Listen at exactly 3:08. He creates a full D-major chord using his left hand (with an open D, and an A, another D and an F-sharp – root, fifth, root and major third, respectively) and strums those four strings up and down with his right hand. Down-up-down-up on each quarter-note beat. Sixteen strums to a bar. That’s just soooo The Edge. Can you find any other songs that he does that in? Indeed, there are many and he does it at critical moments of the song just to highlight that signature of his style.

…and harmonics.

Stay with me here. A vibrating guitar string will oscillate back and forth in many places, not just midway between its two fastened points. If you pluck it in a particular spot, there will be some places where it oscillates back and forth and others where it moves less. Those less-moving points, or ‘nodes’, are great places to lightly touch the finger of your left hand on the string so that the broader vibrations of the string will not be heard at all outside of those nodes. By suppressing the full oscillation path, you will only hear the smaller, higher-frequency vibrations, or ‘overtones’ of the string. These can be tones a fifth higher, an octave higher, or some other interval, depending where you touch the string. Re-reading the passage above about intervals, what overtone do you think you would hear if you lightly touched the sting about five sixths of the way up? Uh-huh. Ifuckinglovescience.

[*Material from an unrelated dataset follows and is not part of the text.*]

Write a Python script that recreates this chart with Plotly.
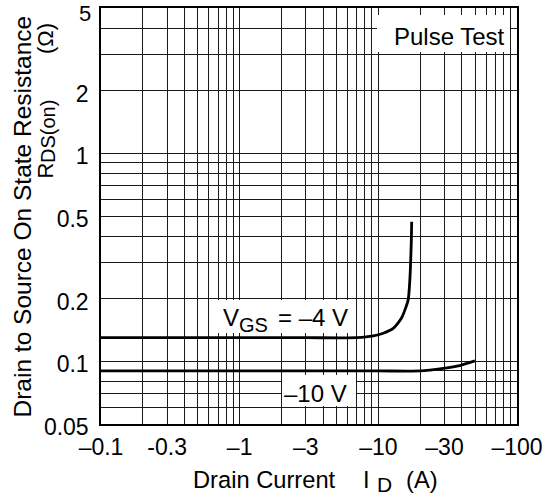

Listen at exactly 2:28 to 2:40. The guitarist is lightly touching the strings with his left hand but not pressing them down to the fingerboard. What that does is let the harmonics of the string ring out without any of its other overtones. It’s a very pure, ringing sound and we call them ‘harmonics’ (it’s a poor term – all notes can be harmonic). All guitarists have used this effect, but Evans does it a lot, and again, at very important moments of the song, here toward its end. And it fits pretty amazingly with his other stylistic elements above.

Try finding the drum and bass parts of this song, just to see what the other fellers are up to. Not matter that it won’t be Clayton or Mullen playing them; there’s a lot of fantastic players out there driving Ubers.